Tarya – the Israeli P2P lending platform – has recently introduced an employee loan system with a view to making lending more secure.
The platform launched earlier this year to provide a service for people to invest in fellow community members who require consumer credit – and has placed an early emphasis on “stringent underwriting algorithms”. Tarya will therefore be introducing an innovative new credit scoring product, which will enable it to perform a faster and more accurate ranking of potential borrowers.
But the truly distinctive element of the platform is that it is not only offering loans to the broadly defined general public – but also to the employees of external companies. These “employee loans” allow employers to partner with Tarya in order to offer highly attractive deals to their workforces.

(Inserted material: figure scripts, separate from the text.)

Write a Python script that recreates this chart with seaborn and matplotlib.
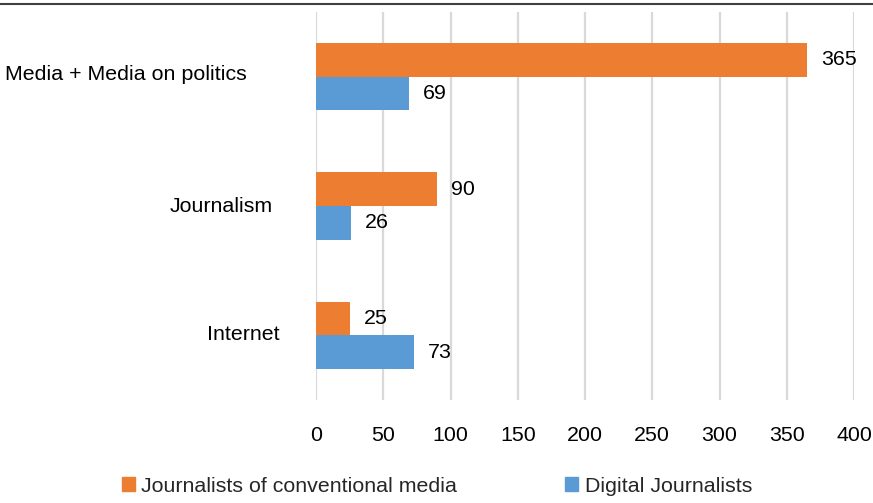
import matplotlib
matplotlib.use("Agg")
import matplotlib.pyplot as plt
import seaborn as sns
import pandas as pd
from matplotlib.lines import Line2D

categories = ["Media + Media on politics", "Journalism", "Internet"]
series_names = ["Journalists of conventional media", "Digital Journalists"]
conventional = [365, 90, 25]
digital = [69, 26, 73]
x_ticks = [0, 50, 100, 150, 200, 250, 300, 350, 400]

colors = ["#ED7D31", "#5B9BD5"]
FS = 15.4

df = pd.DataFrame({
    "category": categories * 2,
    "series": [series_names[0]] * 3 + [series_names[1]] * 3,
    "value": conventional + digital,
})

sns.set_theme(style="white")
plt.rcParams["font.family"] = ["Liberation Sans", "DejaVu Sans"]

fig = plt.figure(figsize=(8.73, 5.03), dpi=100)
ax = fig.add_axes([316/873, 1 - 400/503, (854-316)/873, (400-12)/503])

sns.barplot(data=df, y="category", x="value", hue="series", order=categories,
            hue_order=series_names, palette=colors, orient="h", width=0.52,
            ax=ax, legend=True, saturation=1, linewidth=0)

ax.set_xlim(0, 400)
ax.set_ylim(2.5, -0.5)
ax.set_xticks(x_ticks)
ax.set_xticklabels([str(t) for t in x_ticks], fontsize=FS, color="#000000")
ax.tick_params(axis="x", length=0, pad=18.5)
ax.set_yticks([])
ax.set_xlabel("")
ax.set_ylabel("")
ax.grid(axis="x", color="#D9D9D9", linewidth=1.6)
ax.set_axisbelow(True)
for s in ax.spines.values():
    s.set_visible(False)

# value labels
for cont in ax.containers:
    ax.bar_label(cont, labels=[f"{int(v)}" for v in cont.datavalues],
                 padding=10, fontsize=FS, color="#000000")

# category labels (positioned as in reference)
label_right = [247, 273, 280]
label_y = [75, 206, 335]
for name, xr, yc in zip(categories, label_right, label_y):
    fig.text(xr/873, 1 - yc/503, name, ha="right", va="center", fontsize=FS, color="#000000")

# legend
handles = [plt.Rectangle((0, 0), 1, 1, color=c) for c in colors]
leg = fig.legend(handles, series_names, loc="center", bbox_to_anchor=(437/873, 1 - 486/503),
                 ncol=2, frameon=False, fontsize=FS, handlelength=0.6, handleheight=0.6,
                 handletextpad=0.3, columnspacing=5.05)
if ax.get_legend() is not None:
    ax.get_legend().remove()

# top rule
fig.add_artist(Line2D([0, 1], [1 - 4/503, 1 - 4/503], color="#404040", linewidth=1.5,
                      transform=fig.transFigure))

fig.savefig("out.png", dpi=100)
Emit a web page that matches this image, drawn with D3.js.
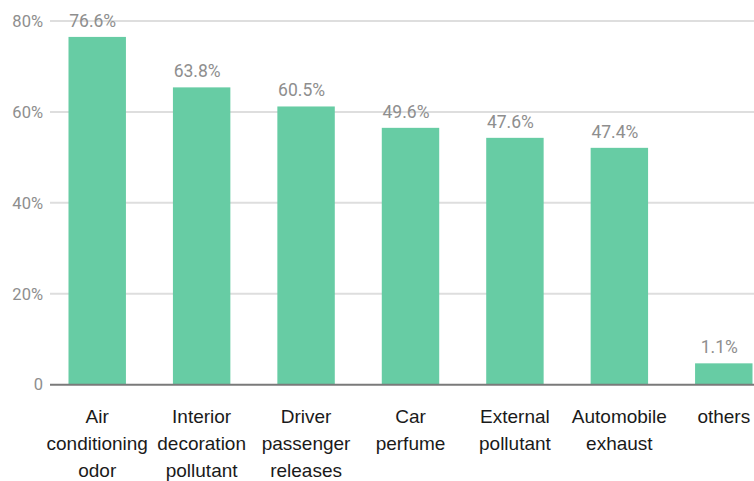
<!DOCTYPE html>
<html>
<head>
<meta charset="utf-8">
<script src="https://cdn.jsdelivr.net/npm/d3@7"></script>
<style>
  html, body { margin: 0; padding: 0; background: #fff; }
  svg { display: block; }
</style>
</head>
<body>
<svg id="chart" width="754" height="481"></svg>
<script>
const categories = [
  ["Air", "conditioning", "odor"],
  ["Interior", "decoration", "pollutant"],
  ["Driver", "passenger", "releases"],
  ["Car", "perfume"],
  ["External", "pollutant"],
  ["Automobile", "exhaust"],
  ["others"]
];
// bar heights as drawn in the picture (percent)
const barValues = [76.5, 65.4, 61.2, 56.5, 54.3, 52.1, 4.7];
// value labels as printed above bars
const valueLabels = ["76.6%", "63.8%", "60.5%", "49.6%", "47.6%", "47.4%", "1.1%"];
const yTicks = [0, 20, 40, 60, 80];
const yTickLabels = ["0", "20%", "40%", "60%", "80%"];

const svg = d3.select("#chart");
const idx = d3.range(categories.length);

const x = d3.scaleBand()
  .domain(idx)
  .range([45, 776])
  .paddingInner(0.45)
  .paddingOuter(0.225);

const y = d3.scaleLinear().domain([0, 80]).range([384.7, 21]);

// gridlines
svg.append("g").selectAll("line")
  .data(yTicks.filter(d => d !== 0))
  .join("line")
  .attr("x1", 50).attr("x2", 754)
  .attr("y1", d => y(d)).attr("y2", d => y(d))
  .attr("stroke", "#dedede").attr("stroke-width", 2);

// y tick labels
svg.append("g").selectAll("text")
  .data(yTicks)
  .join("text")
  .attr("x", 43)
  .attr("y", d => y(d))
  .attr("dy", "0.35em")
  .attr("text-anchor", "end")
  .attr("font-family", "Roboto, sans-serif")
  .attr("font-size", 16.5)
  .attr("fill", "#8e8e8e")
  .text((d, i) => yTickLabels[i]);

// bars
svg.append("g").selectAll("rect")
  .data(idx)
  .join("rect")
  .attr("x", i => x(i))
  .attr("width", x.bandwidth())
  .attr("y", i => y(barValues[i]))
  .attr("height", i => y(0) - y(barValues[i]))
  .attr("fill", "#67cca4");

// baseline
svg.append("line")
  .attr("x1", 50).attr("x2", 754)
  .attr("y1", y(0)).attr("y2", y(0))
  .attr("stroke", "#7a7a7a").attr("stroke-width", 2);

// value labels
svg.append("g").selectAll("text")
  .data(idx)
  .join("text")
  .attr("x", i => x(i) + x.bandwidth() / 2 - 4.5)
  .attr("y", i => y(barValues[i]) - 10)
  .attr("text-anchor", "middle")
  .attr("font-family", "Roboto, sans-serif")
  .attr("font-size", 17.5)
  .attr("fill", "#8e8e8e")
  .text(i => valueLabels[i]);

// x category labels
const xl = svg.append("g").selectAll("text")
  .data(idx)
  .join("text")
  .attr("x", i => x(i) + x.bandwidth() / 2)
  .attr("y", 423.3)
  .attr("text-anchor", "middle")
  .attr("font-family", "'Liberation Sans', Arial, sans-serif")
  .attr("font-size", 19)
  .attr("fill", "#1a1a1a");
xl.each(function(i) {
  const t = d3.select(this);
  categories[i].forEach((line, k) => {
    t.append("tspan")
      .attr("x", x(i) + x.bandwidth() / 2)
      .attr("dy", k === 0 ? 0 : 26.7)
      .text(line);
  });
});
</script>
</body>
</html>
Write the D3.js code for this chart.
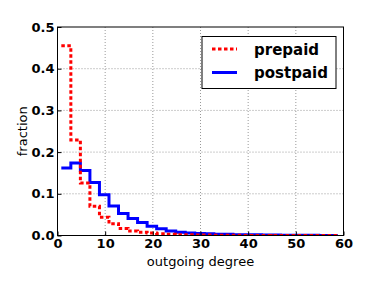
<!DOCTYPE html>
<html>
<head>
<meta charset="utf-8">
<script src="https://cdn.jsdelivr.net/npm/d3@7"></script>
<style>
  body { margin: 0; background: #fff; }
  text { font-family: "DejaVu Sans", sans-serif; }
</style>
</head>
<body>
<script>
"use strict";
// bin edges start at 0.8, width 2
const binStart = 0.8
const binWidth = 2
const prepaid = [0.455, 0.229, 0.126, 0.070, 0.044, 0.028, 0.017, 0.011, 0.008, 0.006, 0.004, 0.003, 0.002, 0.0015, 0.001, 0.001, 0.0007, 0.0005, 0.0004, 0.0003, 0.0002, 0.0002, 0.0001, 0.0001, 0.0001, 0.0001, 0.0001, 0.0001, 0.0001]
const postpaid = [0.162, 0.174, 0.156, 0.127, 0.098, 0.071, 0.053, 0.041, 0.031, 0.022, 0.016, 0.011, 0.008, 0.006, 0.005, 0.004, 0.003, 0.003, 0.002, 0.002, 0.0015, 0.0012, 0.001, 0.0008, 0.0006, 0.0005, 0.0004, 0.0003, 0.0003]
const xTicks = [0, 10, 20, 30, 40, 50, 60]
const yTicks = [0.0, 0.1, 0.2, 0.3, 0.4, 0.5]
const seriesNames = ["prepaid", "postpaid"]

const measurements = { width: 382, height: 287, left: 57.5, right: 343.5, top: 27, bottom: 235.5 }

const svg = d3.select("body").append("svg")
    .attr("width", measurements.width)
    .attr("height", measurements.height)

const scaleX = d3.scaleLinear().domain([0, 60]).range([measurements.left, measurements.right])
const scaleY = d3.scaleLinear().domain([0, 0.5]).range([measurements.bottom, measurements.top])

// grid
svg.append("g").selectAll("line")
    .data(xTicks.slice(1, -1))
    .enter().append("line")
    .attr("x1", d => scaleX(d)).attr("x2", d => scaleX(d))
    .attr("y1", measurements.top).attr("y2", measurements.bottom)
    .attr("stroke", "#999").attr("stroke-width", 1).attr("stroke-dasharray", "1,2")
svg.append("g").selectAll("line")
    .data(yTicks.slice(1, -1))
    .enter().append("line")
    .attr("y1", d => scaleY(d)).attr("y2", d => scaleY(d))
    .attr("x1", measurements.left).attr("x2", measurements.right)
    .attr("stroke", "#999").attr("stroke-width", 1).attr("stroke-dasharray", "1,2")

function stepPoints(vals) {
    let pts = []
    vals.forEach((v, i) => {
        let x0 = binStart + i * binWidth
        pts.push([x0, v], [Math.min(x0 + binWidth, 60), v])
    })
    return pts
}

const line = d3.line().x(d => scaleX(d[0])).y(d => scaleY(d[1]))

svg.append("defs").append("clipPath").attr("id", "clip")
    .append("rect")
    .attr("x", measurements.left).attr("y", measurements.top)
    .attr("width", measurements.right - measurements.left)
    .attr("height", measurements.bottom - measurements.top)

svg.append("path")
    .attr("clip-path", "url(#clip)")
    .attr("d", line(stepPoints(postpaid)))
    .attr("fill", "none").attr("stroke", "#0000ff").attr("stroke-width", 3)

svg.append("path")
    .attr("clip-path", "url(#clip)")
    .attr("d", line(stepPoints(prepaid)))
    .attr("fill", "none").attr("stroke", "#ff0000").attr("stroke-width", 3)
    .attr("stroke-dasharray", "3.5,2.5")

// axes
let xAxis = d3.axisBottom(scaleX).tickValues(xTicks).tickFormat(d3.format("d")).tickSizeInner(-4).tickSizeOuter(0).tickPadding(3)
let yAxis = d3.axisLeft(scaleY).tickValues(yTicks).tickFormat(d3.format(".1f")).tickSizeInner(-4).tickSizeOuter(0).tickPadding(3)

const gx = svg.append("g").attr("transform", `translate(0, ${measurements.bottom})`).call(xAxis)
const gy = svg.append("g").attr("transform", `translate(${measurements.left}, 0)`).call(yAxis)
;[gx, gy].forEach(g => {
    g.select(".domain").remove()
    g.selectAll("text").attr("font-size", 13).attr("font-weight", "bold").attr("fill", "#000")
        .style("font-family", "DejaVu Sans")
})

// frame
svg.append("rect")
    .attr("x", measurements.left).attr("y", measurements.top)
    .attr("width", measurements.right - measurements.left)
    .attr("height", measurements.bottom - measurements.top)
    .attr("fill", "none").attr("stroke", "#000").attr("stroke-width", 1)

svg.append("text")
    .attr("x", (measurements.left + measurements.right) / 2).attr("y", 266)
    .attr("text-anchor", "middle").attr("font-size", 13)
    .text("outgoing degree")

svg.append("text")
    .attr("transform", `translate(27, ${(measurements.top + measurements.bottom) / 2}) rotate(-90)`)
    .attr("text-anchor", "middle").attr("font-size", 13)
    .text("fraction")

// legend
const legend = svg.append("g")
legend.append("rect")
    .attr("x", 202).attr("y", 36.5).attr("width", 134).attr("height", 52)
    .attr("fill", "#fff").attr("stroke", "#000").attr("stroke-width", 1)
const legendStyles = [
    { color: "#ff0000", dash: "3.5,2.5" },
    { color: "#0000ff", dash: null }
]
seriesNames.forEach((name, i) => {
    let y = 49 + i * 23.5
    legend.append("line")
        .attr("x1", 212).attr("x2", 237).attr("y1", y).attr("y2", y)
        .attr("stroke", legendStyles[i].color).attr("stroke-width", 3)
        .attr("stroke-dasharray", legendStyles[i].dash)
    legend.append("text")
        .attr("x", 254).attr("y", y + 5.5)
        .attr("font-size", 15).attr("font-weight", "bold")
        .text(name)
})
</script>
</body>
</html>
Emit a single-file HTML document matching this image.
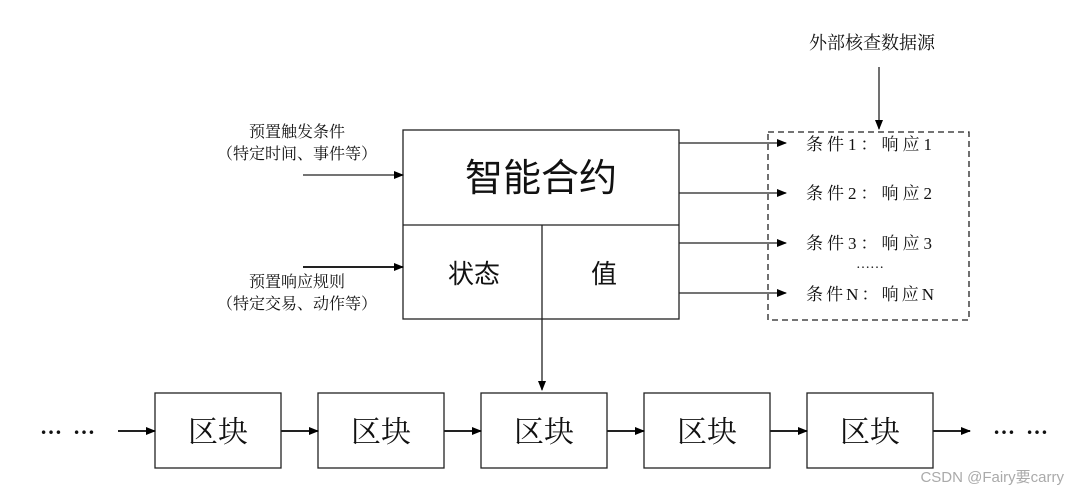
<!DOCTYPE html>
<html><head><meta charset="utf-8"><style>
html,body{margin:0;padding:0;background:#fff;}
svg{display:block;}
text{font-family:"Liberation Serif","Noto Serif CJK SC","Noto Sans CJK SC",serif;fill:#111;}
.s{font-family:"Liberation Sans","Noto Sans CJK SC",sans-serif;}
</style></head><body>
<svg width="1080" height="494" viewBox="0 0 1080 494" xmlns="http://www.w3.org/2000/svg">
<defs><marker id="a" markerWidth="10" markerHeight="8" refX="9" refY="4" orient="auto" markerUnits="userSpaceOnUse"><path d="M0,0 L10,4 L0,8 Z" fill="#000"/></marker></defs>
<g stroke="#222" fill="none" stroke-width="1.3">
<rect x="403" y="130" width="276" height="189"/>
<line x1="403" y1="225" x2="679" y2="225"/>
<line x1="542" y1="225" x2="542" y2="390" marker-end="url(#a)"/>
<line x1="303" y1="175" x2="403" y2="175" marker-end="url(#a)"/>
<line x1="303" y1="267" x2="403" y2="267" stroke-width="2" marker-end="url(#a)"/>
<rect x="768" y="132" width="201" height="188" stroke-dasharray="6,4"/>
<line x1="879" y1="67" x2="879" y2="129" marker-end="url(#a)"/>
<line x1="679" y1="143" x2="786" y2="143" marker-end="url(#a)"/>
<line x1="679" y1="193" x2="786" y2="193" marker-end="url(#a)"/>
<line x1="679" y1="243" x2="786" y2="243" marker-end="url(#a)"/>
<line x1="679" y1="293" x2="786" y2="293" marker-end="url(#a)"/>
<rect x="155" y="393" width="126" height="75"/>
<rect x="318" y="393" width="126" height="75"/>
<rect x="481" y="393" width="126" height="75"/>
<rect x="644" y="393" width="126" height="75"/>
<rect x="807" y="393" width="126" height="75"/>
<line x1="118" y1="431" x2="155" y2="431" stroke-width="2" marker-end="url(#a)"/>
<line x1="281" y1="431" x2="318" y2="431" stroke-width="2" marker-end="url(#a)"/>
<line x1="444" y1="431" x2="481" y2="431" stroke-width="2" marker-end="url(#a)"/>
<line x1="607" y1="431" x2="644" y2="431" stroke-width="2" marker-end="url(#a)"/>
<line x1="770" y1="431" x2="807" y2="431" stroke-width="2" marker-end="url(#a)"/>
<line x1="933" y1="431" x2="970" y2="431" stroke-width="2" marker-end="url(#a)"/>
</g>
<text x="541" y="191" font-size="38" text-anchor="middle" class="s">智能合约</text>
<text x="474" y="283" font-size="26" text-anchor="middle" class="s">状态</text>
<text x="604" y="283" font-size="26" text-anchor="middle" class="s">值</text>
<text x="297" y="137" font-size="16" text-anchor="middle">预置触发条件</text>
<text x="297" y="159" font-size="16" text-anchor="middle">（特定时间、事件等）</text>
<text x="297" y="287" font-size="16" text-anchor="middle">预置响应规则</text>
<text x="297" y="309" font-size="16" text-anchor="middle">（特定交易、动作等）</text>
<text x="872" y="49" font-size="18" text-anchor="middle">外部核查数据源</text>
<text x="806" y="150" font-size="17" textLength="126" lengthAdjust="spacing">条件1：响应1</text>
<text x="806" y="199" font-size="17" textLength="126" lengthAdjust="spacing">条件2：响应2</text>
<text x="806" y="249" font-size="17" textLength="126" lengthAdjust="spacing">条件3：响应3</text>
<text x="856" y="268" font-size="14">……</text>
<text x="806" y="300" font-size="17" textLength="128" lengthAdjust="spacing">条件N：响应N</text>
<g font-size="30" text-anchor="middle" class="s">
<text x="218" y="442">区块</text><text x="381" y="442">区块</text><text x="544" y="442">区块</text><text x="707" y="442">区块</text><text x="870" y="442">区块</text>
</g>
<text x="40" y="434" font-size="22" font-weight="bold" textLength="55" lengthAdjust="spacing">……</text>
<text x="993" y="434" font-size="22" font-weight="bold" textLength="55" lengthAdjust="spacing">……</text>
<text x="1064" y="482" font-size="15" text-anchor="end" class="s" style="fill:#aaa">CSDN @Fairy要carry</text>
</svg>
</body></html>
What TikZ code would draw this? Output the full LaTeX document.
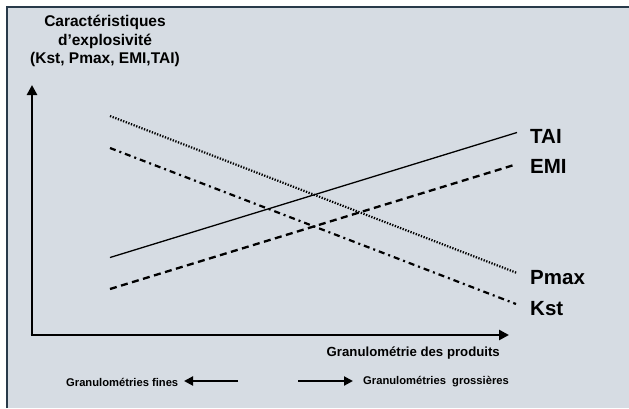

So how does this system work?
Tarya is of the belief that this system introduces safer borrowers to their platform – and a new form of P2P lending with the potential to be a game-changer. The Israeli platform reckons that the concept offers the lender the unique ability to invest in social loans, without the high risk tag-on typically associated with such social investments.
A Tarya representative explained:
“Joining forces with local organizations from dissimilar market sectors characterizes our service – enabling us to reach credit-worthy borrowers which might otherwise not have reached out for our service. Our service transforms the way the public perceives P2P Lending”
“Organizations joining our platform enjoy great conditions due to economies of scale – bringing the lenders as groups and not individuals.”